もうすぐ12月、洋菓子店では「クリスマスケーキ」の予約が始まっている。ケーキ作りが最も忙しくなるこの時期、卵などの原材料費高騰の波はケーキにも押し寄せている。

山形市にある洋菓子店「ケーキハウス チュチュ」。
クリスマス用に7種類のケーキを用意して、11月上旬から予約の受け付けを始めた。
この先1カ月が1年で最も忙しくなる時期だが…。

(リポート)
「クリスマスのある12月はかき入れ時、ただ原材料の高騰に頭を悩ませているという」

普段の10倍以上のケーキを製造するというクリスマスシーズン。
原材料を仕入れる量も増えるだけに、物価高は店にとって大きな打撃となる。
店主の飯野さんによると、価格が大きく上がっているのが、スポンジケーキ作りに欠かせない「卵」。

(ケーキハウスチュチュ・飯野修代表取締役)
「(去年に比べ)最大130%、3割増しで上がっている。鳥インフルエンザ、夏の影響がもろに出るシーズン、しかも一番需要も上がるので価格が上がる」

鳥インフルエンザの影響や猛暑によるニワトリの夏バテで産卵数が減っている。
JA全農たまごによると、卵の平均卸売価格は7月以降上昇を続けていて、11月は1キロあたり280円になった。
例年12月は卵の価格が上がる傾向があり、さらに値上がりするとの不安があるという。そして…。

(ケーキハウスチュチュ・飯野修代表取締役)
「もしかしたらケーキ屋からチョコレートケーキがなくなるかもしれない、そのくらい上がっている」

卵以上に価格が上がっているのが「チョコレート」。
材料のカカオはほとんどを輸入に頼っているため、原産国の水害の影響や労働者不足などにより、深刻なチョコレート不足が起きている。これによって仕入れの価格は最大で3倍ほどに上昇。
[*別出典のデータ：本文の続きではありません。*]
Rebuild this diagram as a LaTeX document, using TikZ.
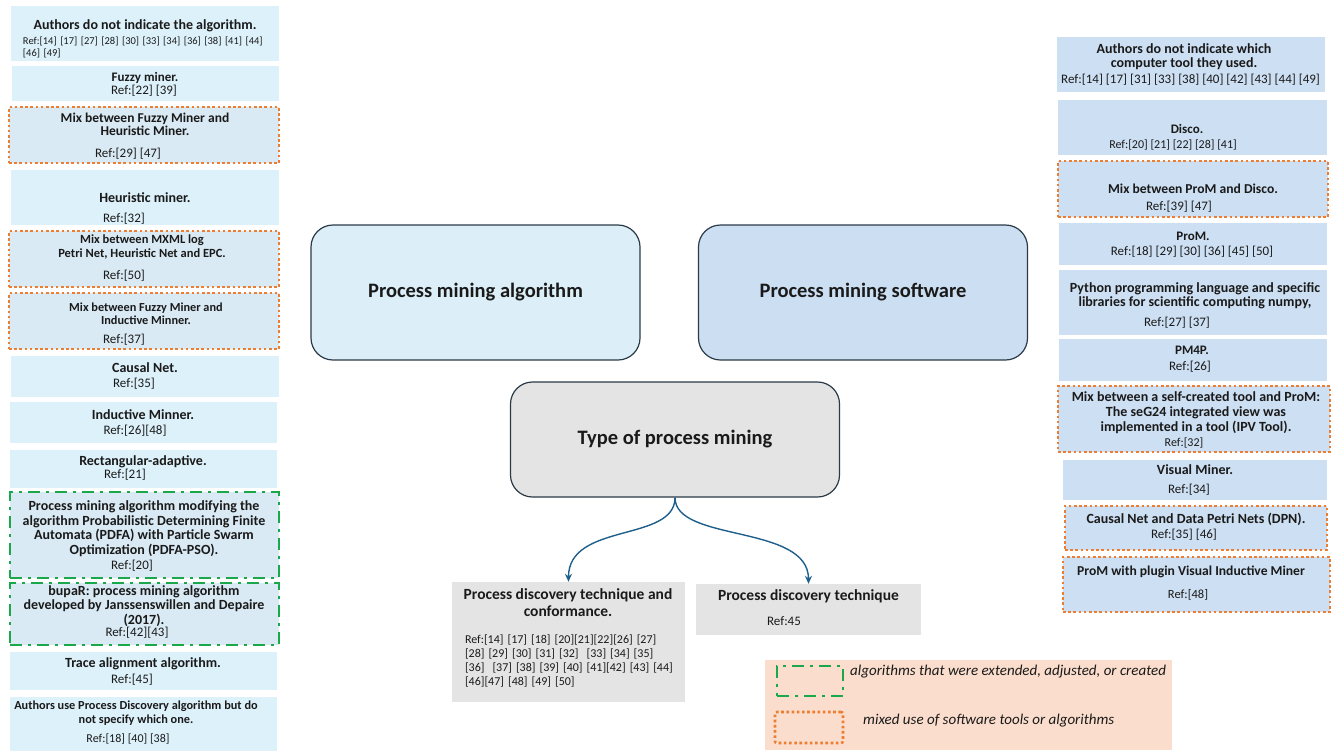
\documentclass[tikz,border=0pt]{standalone}
\usepackage{fontspec}
\setmainfont{Carlito}
\usetikzlibrary{arrows.meta}
\definecolor{pmink}{HTML}{1A1A1A}
\definecolor{pmalg}{HTML}{DDF1FA}
\definecolor{pmmix}{HTML}{D9EAF4}
\definecolor{pmsoft}{HTML}{CDDFF2}
\definecolor{pmalgmain}{HTML}{DCEEF8}
\definecolor{pmsoftmain}{HTML}{CCDEF1}
\definecolor{pmgray}{HTML}{E4E4E4}
\definecolor{pmedge}{HTML}{2B3A47}
\definecolor{pmarrow}{HTML}{1F5F8C}
\definecolor{pmorange}{HTML}{ED7D31}
\definecolor{pmgreen}{HTML}{1AA84B}
\definecolor{pmpeach}{HTML}{FADDCC}
\tikzset{
  pm alg/.style={fill=pmalg, minimum width=268, inner sep=0pt},
  pm soft/.style={fill=pmsoft, minimum width=268, inner sep=0pt},
  pm mix/.style={draw=pmorange, line width=2.6pt, dash pattern=on 2.6pt off 2.6pt},
  pm new/.style={draw=pmgreen, line width=2.6pt, dash pattern=on 12pt off 6pt on 3pt off 6pt},
  pm main/.style={draw=pmedge, line width=1.2pt, rounded corners=22pt,
    minimum width=329, minimum height=135, inner sep=0pt, text=pmink,
    font=\fontsize{20.5}{24}\selectfont\bfseries},
  pm gray/.style={fill=pmgray, inner sep=0pt},
  pm title/.style={font=\fontsize{14}{14.5}\selectfont\bfseries, align=center,
    inner sep=0pt, text=pmink},
  pm short/.style={pm title, font=\fontsize{13}{14.5}\selectfont\bfseries},
  pm ref/.style={font=\fontsize{13}{14}\selectfont, align=center, inner sep=0pt,
    text=pmink},
  pm note/.style={font=\fontsize{15}{17}\selectfont\itshape, inner sep=0pt, text=pmink},
  pm arrow/.style={-{Stealth[length=8pt,width=7pt]}, line width=1.4pt, draw=pmarrow}
}
\begin{document}
\begin{tikzpicture}[x=1pt, y=-1pt]
  \useasboundingbox (0,0) rectangle (1339,750);
  % algorithms
  \node[pm alg, minimum height=55] (a1) at (145,33.5) {};
  \node[pm title] (a1t) at (145,26) {Authors do not indicate the algorithm.};
  \node[pm ref, align=left, text width=246, font=\fontsize{10.5}{11.5}\selectfont] (a1r) at (146,47.5) {Ref:[14] [17] [27] [28] [30] [33] [34] [36] [38] [41] [44]\\{}[46] [49]};
  \node[pm alg, minimum width=267, minimum height=35] (a2) at (145.5,83.5) {};
  \node[pm short] (a2t) at (145,78) {Fuzzy miner.};
  \node[pm ref] (a2r) at (144,91) {Ref:[22] [39]};
  \node[pm alg, pm mix, fill=pmmix, minimum width=270, minimum height=56] (a3) at (144,135) {};
  \node[pm title, font=\fontsize{13.5}{13.5}\selectfont\bfseries] (a3t) at (145,124.5) {Mix between Fuzzy Miner and\\Heuristic Miner.};
  \node[pm ref] (a3r) at (128,154) {Ref:[29] [47]};
  \node[pm alg, minimum height=55] (a4) at (145,197.5) {};
  \node[pm title] (a4t) at (145,198) {Heuristic miner.};
  \node[pm ref] (a4r) at (124,219) {Ref:[32]};
  \node[pm alg, pm mix, fill=pmmix, minimum width=270, minimum height=56] (a5) at (144,259) {};
  \node[pm title, font=\fontsize{12.5}{14}\selectfont\bfseries] (a5t) at (142,247) {Mix between MXML log\\Petri Net, Heuristic Net and EPC.};
  \node[pm ref] (a5r) at (124,276) {Ref:[50]};
  \node[pm alg, pm mix, fill=pmmix, minimum width=270, minimum height=56] (a6) at (144,321) {};
  \node[pm title, font=\fontsize{12.3}{13.5}\selectfont\bfseries] (a6t) at (146,313.5) {Mix between Fuzzy Miner and\\Inductive Minner.};
  \node[pm ref] (a6r) at (124,340) {Ref:[37]};
  \node[pm alg, minimum height=41] (a7) at (145,376.5) {};
  \node[pm title] (a7t) at (145,368) {Causal Net.};
  \node[pm ref] (a7r) at (134,384) {Ref:[35]};
  \node[pm alg, minimum width=267, minimum height=41] (a8) at (143.5,422.5) {};
  \node[pm title] (a8t) at (143,415) {Inductive Minner.};
  \node[pm ref] (a8r) at (135,431) {Ref:[26][48]};
  \node[pm alg, minimum width=267, minimum height=38] (a9) at (143.5,469) {};
  \node[pm title] (a9t) at (143,462) {Rectangular-adaptive.};
  \node[pm ref] (a9r) at (125,475) {Ref:[21]};
  \node[pm alg, pm new, fill=pmmix, minimum width=269, minimum height=86] (a10) at (144.5,535) {};
  \node[pm title] (a10t) at (144,528.5) {Process mining algorithm modifying the\\algorithm Probabilistic Determining Finite\\Automata (PDFA) with Particle Swarm\\Optimization (PDFA-PSO).};
  \node[pm ref] (a10r) at (132,566) {Ref:[20]};
  \node[pm alg, pm new, fill=pmmix, minimum width=269, minimum height=62] (a11) at (144.5,614) {};
  \node[pm title] (a11t) at (144,606) {bupaR: process mining algorithm\\developed by Janssenswillen and Depaire\\(2017).};
  \node[pm ref] (a11r) at (137,633) {Ref:[42][43]};
  \node[pm alg, minimum width=267, minimum height=38] (a12) at (143.5,671) {};
  \node[pm title] (a12t) at (143,664) {Trace alignment algorithm.};
  \node[pm ref] (a12r) at (132,680) {Ref:[45]};
  \node[pm alg, minimum width=267, minimum height=54] (a13) at (143.5,724) {};
  \node[pm title, font=\fontsize{12.3}{14}\selectfont\bfseries] (a13t) at (136,713) {Authors use Process Discovery algorithm but do\\not specify which one.};
  \node[pm ref, font=\fontsize{12}{13}\selectfont] (a13r) at (128,739) {Ref:[18] [40] [38]};
  % software
  \node[pm soft, minimum height=55] (s1) at (1191,64.5) {};
  \node[pm title, font=\fontsize{14}{13.5}\selectfont\bfseries] (s1t) at (1184,56.5) {Authors do not indicate which\\computer tool they used.};
  \node[pm ref] (s1r) at (1190.5,80) {Ref:[14] [17] [31] [33] [38] [40] [42] [43] [44] [49]};
  \node[pm soft, minimum width=269, minimum height=55] (s2) at (1192.5,127.5) {};
  \node[pm short] (s2t) at (1187,129) {Disco.};
  \node[pm ref, font=\fontsize{12}{13}\selectfont] (s2r) at (1173,145) {Ref:[20] [21] [22] [28] [41]};
  \node[pm soft, pm mix, minimum width=270, minimum height=56] (s3) at (1193,189) {};
  \node[pm title, font=\fontsize{13.6}{14}\selectfont\bfseries] (s3t) at (1193,189) {Mix between ProM and Disco.};
  \node[pm ref] (s3r) at (1179,207) {Ref:[39] [47]};
  \node[pm soft, minimum height=42] (s4) at (1193,244) {};
  \node[pm short] (s4t) at (1193,236) {ProM.};
  \node[pm ref] (s4r) at (1192,252) {Ref:[18] [29] [30] [36] [45] [50]};
  \node[pm soft, minimum height=65] (s5) at (1193,302.5) {};
  \node[pm title] (s5t) at (1195,296) {Python programming language and specific\\libraries for scientific computing numpy,};
  \node[pm ref] (s5r) at (1177,323) {Ref:[27] [37]};
  \node[pm soft, minimum height=42] (s6) at (1193,360) {};
  \node[pm short] (s6t) at (1192,350) {PM4P.};
  \node[pm ref] (s6r) at (1190,367) {Ref:[26]};
  \node[pm soft, pm mix, minimum width=272, minimum height=66] (s7) at (1194,419) {};
  \node[pm title, font=\fontsize{14}{15}\selectfont\bfseries] (s7t) at (1196,413) {Mix between a self-created tool and ProM:\\The seG24 integrated view was\\implemented in a tool (IPV Tool).};
  \node[pm ref, font=\fontsize{12}{13}\selectfont] (s7r) at (1184,443) {Ref:[32]};
  \node[pm soft, minimum width=264, minimum height=40] (s8) at (1195,480) {};
  \node[pm title] (s8t) at (1195,470) {Visual Miner.};
  \node[pm ref] (s8r) at (1189,490) {Ref:[34]};
  \node[pm soft, pm mix, minimum width=262, minimum height=44] (s9) at (1196,528) {};
  \node[pm title] (s9t) at (1196,519) {Causal Net and Data Petri Nets (DPN).};
  \node[pm ref] (s9r) at (1184,535) {Ref:[35] [46]};
  \node[pm soft, pm mix, minimum width=267, minimum height=55] (s10) at (1196.5,584.5) {};
  \node[pm title, font=\fontsize{13.6}{14}\selectfont\bfseries] (s10t) at (1191,572) {ProM with plugin Visual Inductive Miner};
  \node[pm ref, font=\fontsize{12.5}{13}\selectfont] (s10r) at (1188,595) {Ref:[48]};
  % centre
  \node[pm main, fill=pmalgmain] (alg) at (475.5,292.5) {Process mining algorithm};
  \node[pm main, fill=pmsoftmain] (soft) at (863,292.5) {Process mining software};
  \node[pm main, fill=pmgray, minimum height=115] (type) at (675,439.5) {Type of process mining};
  \node[pm gray, minimum width=233, minimum height=120] (disc) at (568.5,642) {};
  \node[pm title, font=\fontsize{15.5}{17}\selectfont\bfseries] (disct) at (568,602.5) {Process discovery technique and\\conformance.};
  \node[pm ref, align=left, text width=218, font=\fontsize{12}{14}\selectfont] (discr) at (574,661) {Ref:[14] [17] [18] [20][21][22][26] [27]\\{}[28] [29] [30] [31] [32] \ [33] [34] [35]\\{}[36] \ [37] [38] [39] [40] [41][42] [43] [44]\\{}[46][47] [48] [49] [50]};
  \node[pm gray, minimum width=225, minimum height=51] (pdt) at (808.5,609.5) {};
  \node[pm title, font=\fontsize{15.5}{17}\selectfont\bfseries] (pdtt) at (808.5,596) {Process discovery technique};
  \node[pm ref] (pdtr) at (784,621) {Ref:45};
  \draw[pm arrow] (type.south) .. controls +(0,45) and +(0,-60) .. (disc.north);
  \draw[pm arrow] (type.south) .. controls +(0,45) and +(0,-60) .. (pdt.north);
  % legend
  \node[fill=pmpeach, minimum width=407, minimum height=90, inner sep=0pt] (legend) at (968.5,705) {};
  \node[pm new, minimum width=66, minimum height=30, inner sep=0pt] (legnew) at (810,681) {};
  \node[pm mix, rounded corners=2pt, minimum width=68, minimum height=31, inner sep=0pt] (legmix) at (809,727.5) {};
  \node[pm note, anchor=west] (legnewt) at (850,672) {algorithms that were extended, adjusted, or created};
  \node[pm note, anchor=west] (legmixt) at (863,721) {mixed use of software tools or algorithms};
\end{tikzpicture}
\end{document}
ほかにも、ケーキ作りに欠かせない牛乳・小麦粉・バターも去年に比べ約10%値上がりし、その分をケーキの価格に転嫁せざるを得ない。
店の予約の6割を占める直径15センチのケーキは去年の価格から150円値上げしたが、それでも物価高騰のスピードに追いついていない状況。

(ケーキハウスチュチュ・飯野修代表取締役)
「飲食業全体に言えることだが、仕入れ価格が上がっている分、少し上乗せさせてもらわないと大変。ホールケーキをみんなで分けて食べるのが1つのイベントのようになっている。それを守りたいのでがんばって作りたいと思う」

プレゼントと並んで華やかなクリスマスを彩る「ケーキ」。
提供する店も、買う消費者も、物価高騰を気にしてのクリスマスとなりそう。